Em suma: erro não é — mas pode ser inadequado em situações formais.
3. A sílaba inicial de “alevantar” não é redundante?
Há quem olhe para estas sílabas e pense: mas não são necessárias! São redundantes! Ora, a redundância faz parte da língua. Há muitos pontos da nossa gramática e léxico em que a mesma informação se repete. No caso da gramática, a concordância em género e número é um tipo de redundância obrigatória. No caso do léxico, não só a língua tem mais recursos do que aqueles de que necessita para transmitir a informação (temos sinónimos, palavras que se sobrepõem...), como as peças de que o léxico se compõe também se repetem ou são usadas para lá do que a lógica estrita implicaria.

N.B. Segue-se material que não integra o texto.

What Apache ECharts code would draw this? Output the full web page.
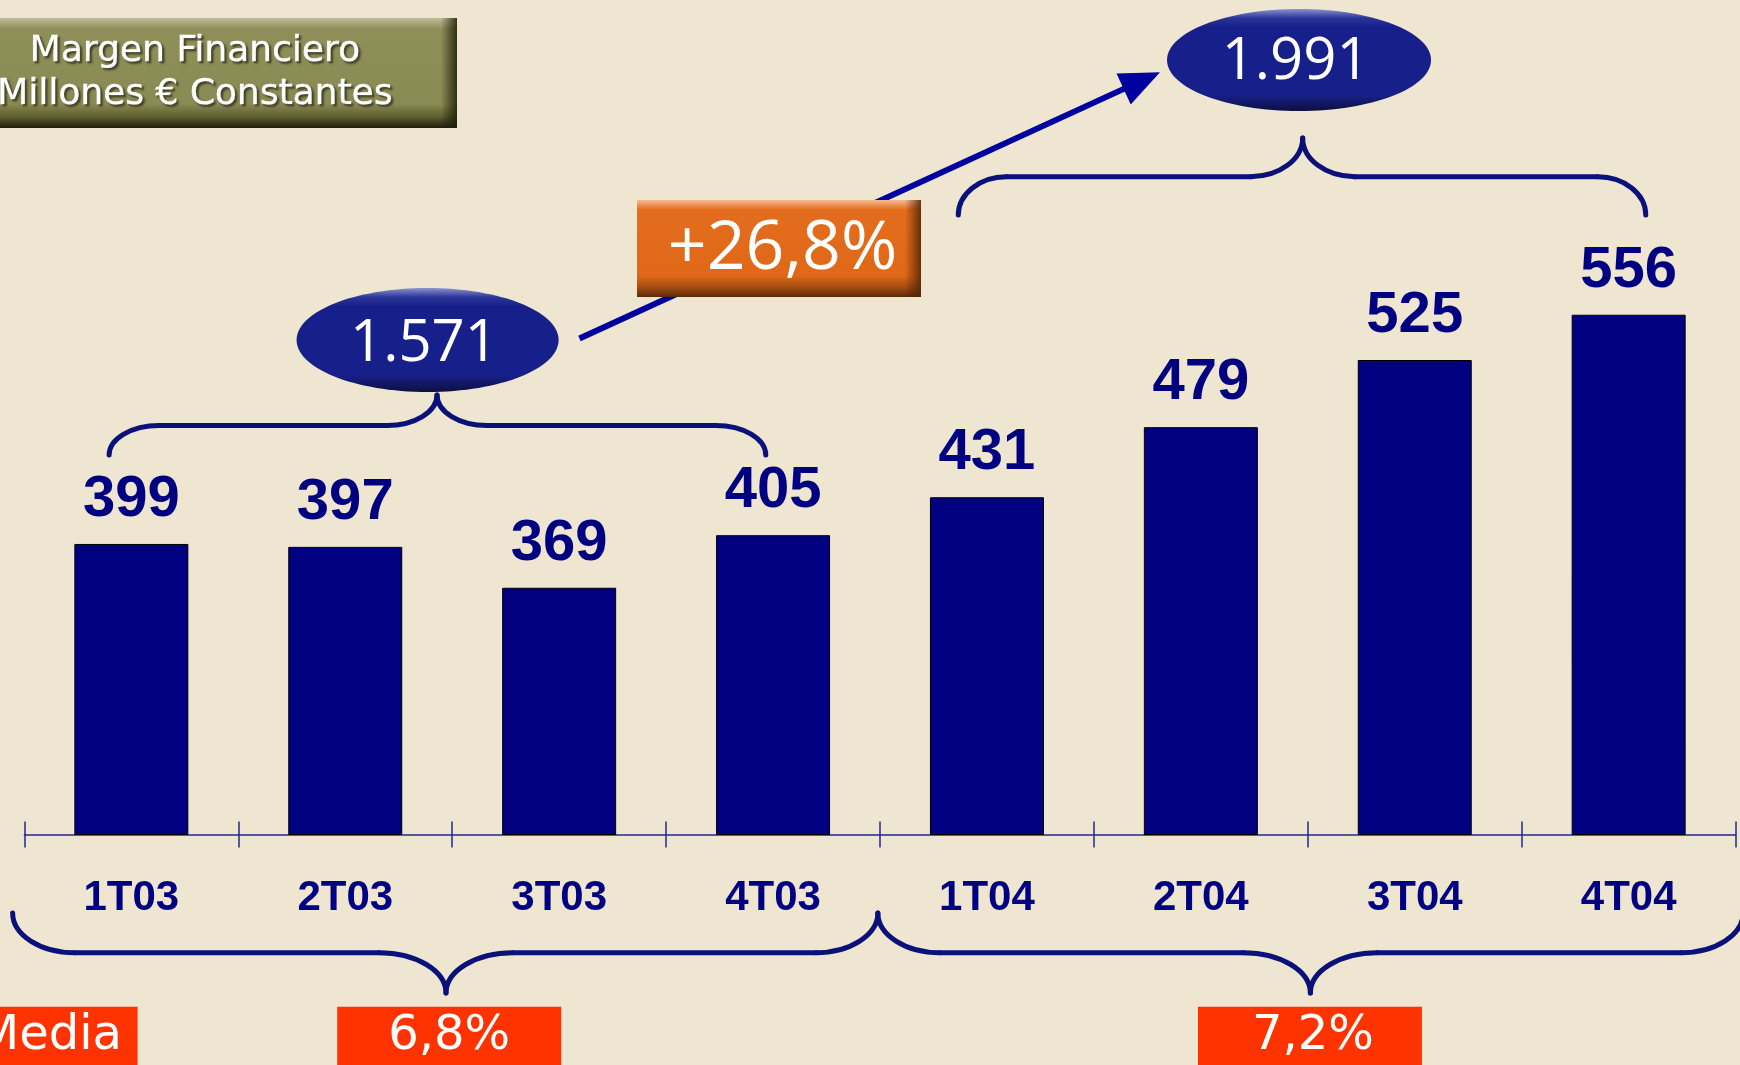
<!DOCTYPE html>
<html><head><meta charset="utf-8">
<script src="https://cdn.jsdelivr.net/npm/echarts@6/dist/echarts.min.js"></script>
<style>html,body{margin:0;padding:0;background:#EFE6D1;} #c{width:1740px;height:1065px;}</style>
</head><body><div id="c"></div>
<script>
// ---- data ----
const categories = ['1T03','2T03','3T03','4T03','1T04','2T04','3T04','4T04'];
const values = [399, 397, 369, 405, 431, 479, 525, 556];
const yearTotals = ['1.571', '1.991'];
const growthLabel = '+26,8%';
const meanTitle = 'Media';
const meanValues = ['6,8%', '7,2%'];
const titleLines = ['Margen Financiero', 'Millones € Constantes'];

const NAVY = '#000080';
const BRACE = '#0a1279';
const AXIS = '#23278c';
const chart = echarts.init(document.getElementById('c'), null, {renderer: 'canvas'});

chart.setOption({
  backgroundColor: '#EFE6D1',
  animation: false,
  grid: {left: 24.4, right: 4.4, top: 31.5, bottom: 230.5},
  xAxis: [{
    type: 'category', data: categories, position: 'bottom',
    axisLine: {show: true, lineStyle: {color: AXIS, width: 1.5}},
    axisTick: {show: true, inside: false, length: 13, interval: 0, lineStyle: {color: AXIS, width: 1.5}},
    axisLabel: {interval: 0, margin: 42.5, fontSize: 42, fontWeight: 'bold',
      fontFamily: '"Liberation Sans", Arial, sans-serif', color: NAVY, lineHeight: 42}
  }, {
    type: 'category', data: categories, position: 'bottom', offset: 0,
    axisLine: {show: false},
    axisTick: {show: true, inside: true, length: 13, interval: 0, lineStyle: {color: AXIS, width: 1.5}},
    axisLabel: {show: false}
  }],
  yAxis: {type: 'value', min: 200, max: 750, show: false},
  series: [{
    type: 'bar', data: values, barWidth: 114,
    itemStyle: {color: NAVY, borderColor: '#000', borderWidth: 1},
    label: {show: true, position: 'top', distance: 15, fontSize: 58, fontWeight: 'bold',
      fontFamily: '"Liberation Sans", Arial, sans-serif', color: NAVY, lineHeight: 58}
  }]
});

// ---- annotations positioned from the category scale ----
const c0 = chart.convertToPixel({xAxisIndex: 0}, 0);
const c1 = chart.convertToPixel({xAxisIndex: 0}, 1);
const band = c1 - c0;
const xAt = u => c0 + u * band;

const braceStyle = {stroke: BRACE, lineWidth: 5, fill: null, lineCap: 'round'};
function bez(x1, y1, cpx1, cpy1, cpx2, cpy2, x2, y2) {
  return {type: 'bezierCurve', z: 10, silent: true,
    shape: {x1, y1, cpx1, cpy1, cpx2, cpy2, x2, y2}, style: Object.assign({}, braceStyle)};
}
function seg(x1, y1, x2, y2) {
  return {type: 'line', z: 10, silent: true, shape: {x1, y1, x2, y2}, style: Object.assign({}, braceStyle)};
}
function brace(uL, uR, uT, yE, yL, yT, r1, r2) {
  const k = 0.552, xL = xAt(uL), xR = xAt(uR), xT = xAt(uT);
  return [
    bez(xL, yE, xL, yE + k * (yL - yE), xL + r1 - k * r1, yL, xL + r1, yL),
    seg(xL + r1, yL, xT - r2, yL),
    bez(xT - r2, yL, xT - r2 + k * r2, yL, xT, yT + k * (yL - yT), xT, yT),
    bez(xT, yT, xT, yT + k * (yL - yT), xT + r2 - k * r2, yL, xT + r2, yL),
    seg(xT + r2, yL, xR - r1, yL),
    bez(xR - r1, yL, xR - r1 + k * r1, yL, xR, yE + k * (yL - yE), xR, yE)
  ];
}
function vgrad(stops) {
  return new echarts.graphic.LinearGradient(0, 0, 0, 1, stops.map(s => ({offset: s[0], color: s[1]})));
}
function hgrad(stops) {
  return new echarts.graphic.LinearGradient(0, 0, 1, 0, stops.map(s => ({offset: s[0], color: s[1]})));
}
function txt(text, x, y, font, more) {
  return {type: 'text', z: 30, silent: true,
    style: Object.assign({text, x, y, fill: '#fff', font, align: 'center', verticalAlign: 'middle'}, more || {})};
}
const ellipseFill = () => vgrad([[0, '#8c94d0'], [0.09, '#2a3396'], [0.18, '#17208a'], [0.84, '#17208a'], [1, '#0c1040']]);
const titleShadow = {textShadowColor: 'rgba(40,40,20,0.75)', textShadowOffsetX: 2, textShadowOffsetY: 2, textShadowBlur: 2,
  stroke: '#fff', lineWidth: 0.6};

// arrow
const aS = [xAt(2.095), 338.5], aT = [xAt(4.809), 72.3];
const dx = aT[0] - aS[0], dy = aT[1] - aS[1], len = Math.hypot(dx, dy);
const ux = dx / len, uy = dy / len, headL = 40, headW = 17;
const hb = [aT[0] - headL * ux, aT[1] - headL * uy];

const gx = xAt(2.364);
const graphics = [].concat(
  brace(-0.104, 2.966, 1.429, 455, 425.5, 395, 50, 50),
  brace(3.866, 7.08, 5.476, 215, 176.7, 138, 48, 52),
  brace(-0.555, 3.49, 1.471, 913, 952.7, 993, 62, 67),
  brace(3.49, 7.535, 5.512, 913, 952.7, 993, 62, 67),
  [
    {type: 'line', z: 12, silent: true, shape: {x1: aS[0], y1: aS[1], x2: hb[0] + 2 * ux, y2: hb[1] + 2 * uy},
      style: {stroke: '#0000a0', lineWidth: 6}},
    {type: 'polygon', z: 12, silent: true,
      shape: {points: [aT, [hb[0] - headW * uy, hb[1] + headW * ux], [hb[0] + headW * uy, hb[1] - headW * ux]]},
      style: {fill: '#0000a0'}},
    // title box
    {type: 'rect', z: 20, silent: true, shape: {x: -20, y: 18, width: 477, height: 110},
      style: {fill: vgrad([[0, '#c0bc98'], [0.1, '#8f8f5a'], [0.78, '#8a8a54'], [0.9, '#5e5e30'], [1, '#1e1e0a']])}},
    {type: 'rect', z: 21, silent: true, shape: {x: 441, y: 18, width: 16, height: 110},
      style: {fill: hgrad([[0, 'rgba(30,30,10,0)'], [1, 'rgba(30,30,10,0.85)']])}},
    txt(titleLines[0], 195, 51.5, '36px "DejaVu Sans", Verdana, sans-serif', titleShadow),
    txt(titleLines[1], 195, 94.5, '36px "DejaVu Sans", Verdana, sans-serif', titleShadow),
    // ellipses
    {type: 'ellipse', z: 20, silent: true, shape: {cx: xAt(1.385), cy: 340, rx: 131, ry: 52}, style: {fill: ellipseFill()}},
    txt(yearTotals[0], xAt(1.368), 344, '58px "Open Sans", sans-serif'),
    {type: 'ellipse', z: 20, silent: true, shape: {cx: xAt(5.459), cy: 60, rx: 132, ry: 51}, style: {fill: ellipseFill()}},
    txt(yearTotals[1], xAt(5.443), 62.5, '58px "Open Sans", sans-serif'),
    // growth box
    {type: 'rect', z: 20, silent: true, shape: {x: gx, y: 200, width: 284, height: 97},
      style: {fill: vgrad([[0, '#f7bb92'], [0.1, '#e36d1e'], [0.78, '#e06818'], [0.9, '#a44c12'], [1, '#5a2a08']])}},
    {type: 'rect', z: 21, silent: true, shape: {x: gx + 268, y: 200, width: 16, height: 97},
      style: {fill: hgrad([[0, 'rgba(80,35,5,0)'], [1, 'rgba(80,35,5,0.85)']])}},
    txt(growthLabel, xAt(3.044), 250, '68px "Open Sans", sans-serif'),
    // mean boxes
    {type: 'rect', z: 20, silent: true, shape: {x: -10, y: 1006.7, width: 147.6, height: 70}, style: {fill: '#FF3300'}},
    txt(meanTitle, 122, 1036.5, '48px "DejaVu Sans", Verdana, sans-serif', {align: 'right'}),
    {type: 'rect', z: 20, silent: true, shape: {x: xAt(1.486) - 112, y: 1006.7, width: 224, height: 70}, style: {fill: '#FF3300'}},
    txt(meanValues[0], xAt(1.486), 1036.5, '48px "DejaVu Sans", Verdana, sans-serif'),
    {type: 'rect', z: 20, silent: true, shape: {x: xAt(5.51) - 112, y: 1006.7, width: 224, height: 70}, style: {fill: '#FF3300'}},
    txt(meanValues[1], xAt(5.524), 1036.5, '48px "DejaVu Sans", Verdana, sans-serif')
  ]
);
chart.setOption({graphic: {elements: graphics}});
</script></body></html>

A prótese é um desses casos. Quer dizer que é inútil? Nem por isso: serve para dar mais corpo à palavra, serve para garantir que a palavra é bem entendida, serve para que a palavra encaixe num verso, por exemplo. E mesmo que seja estritamente desnecessária, a prótese foi concebida por quem cria a língua. As línguas são diferentes precisamente porque não seguem uma lógica estrita.
A língua não é planeada antes de ser usada. A língua surge do próprio uso e esse uso não se rege apenas por questões de eficiência. A eficiência é um dos factores, mas há outros, como a capacidade típica dos sistemas criados espontaneamente de transmitir informação mesmo numa situação de ruído. As redundâncias são essenciais para qualquer sistema linguístico natural.
4. O que é um prefixo?
No episódio, usámos a palavra “prefixo” de forma genérica. Mas, de forma rigorosa, uma prótese não é um prefixo: um prefixo altera o significado da palavra; a prótese é um fenómeno fonético que não altera o significado da palavra.
Um prefixo é uma peça para construir palavras com um ou mais significados. É um tipo de morfema. Se adicionarmos “in” a “feliz”, ficamos com “infeliz”. Aquele prefixo costuma ter um significado de negação da raiz da palavra.
Muitos morfemas têm vários significados, tal como acontece com as palavras — é algo naturalíssimo.